This post over at techPowerUp! actually was posted last week but I just came across it and thought it was worth a post.  The original images surfaced from Japanese website PC Watch but the good news is that roadmaps are pretty universal. 

Potential Intel roadmaps leak out - show all of 2009 - Processors 3

What is interesting about this roadmap is that it indicates that the Bloomfield product will enter into the Extreme, Performance and the top level of the Mainstream and will remain there only until the middle of 2009.  After that, Performance and Mainstream will be overtaken by Lynnfield, the Nehalem-based processor that does not use QPI for communications at all.  Does this give NVIDIA’s claims that NOT making a chipset for Bloomfield was the smart move to make?

It is also at the half way mark into 2009 that we see Nehalem making its move into the rest of the many markets Intel has defined going all the way down into the Value segment with a Havendale dual-core 2.x GHz part. 

For 2010 the roadmap shows Westmere hitting as early as the first of the year; this is a new 6 core 12MB L3 part that look to over take Bloomfield/Lynnfield pretty quickly.

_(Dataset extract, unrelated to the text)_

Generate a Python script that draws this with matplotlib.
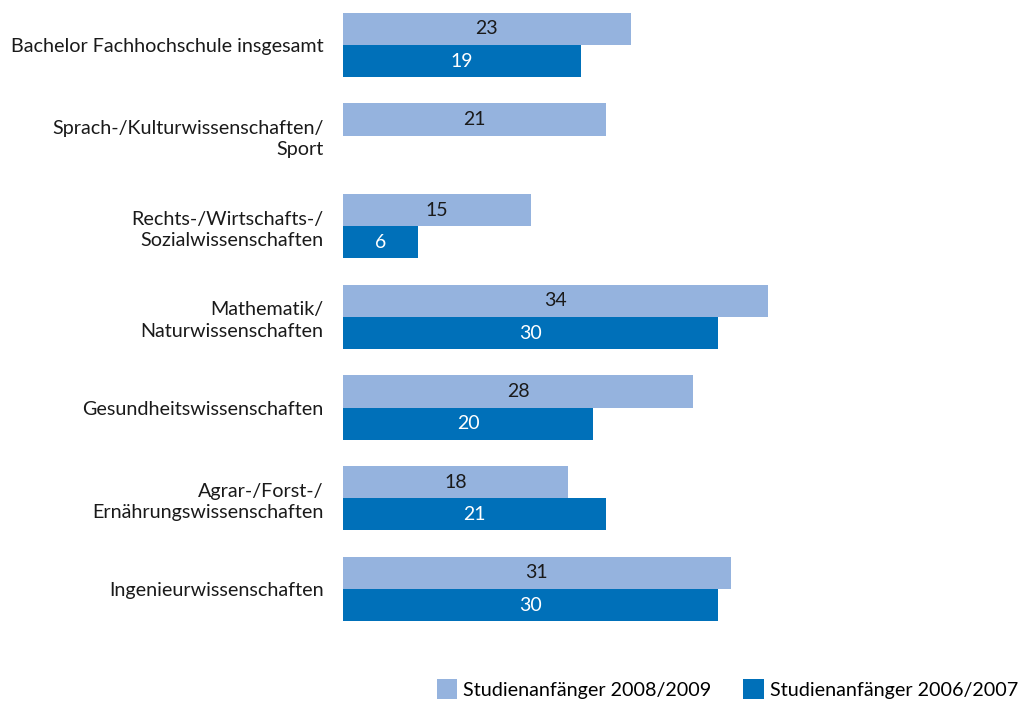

Potential Intel roadmaps leak out - show all of 2009 - Processors 4

Details on each core as seen in this diagram above.  Intersting information gained is that all of the Bloomfield parts will have a TDP of 130W – regardless of their clock rate.  The Lynnfield CPUs will have a more reasonable 95W TDP while Havendale will keep it under 95W even with an integrated GPU core. 

Lots of great information in these image for sure!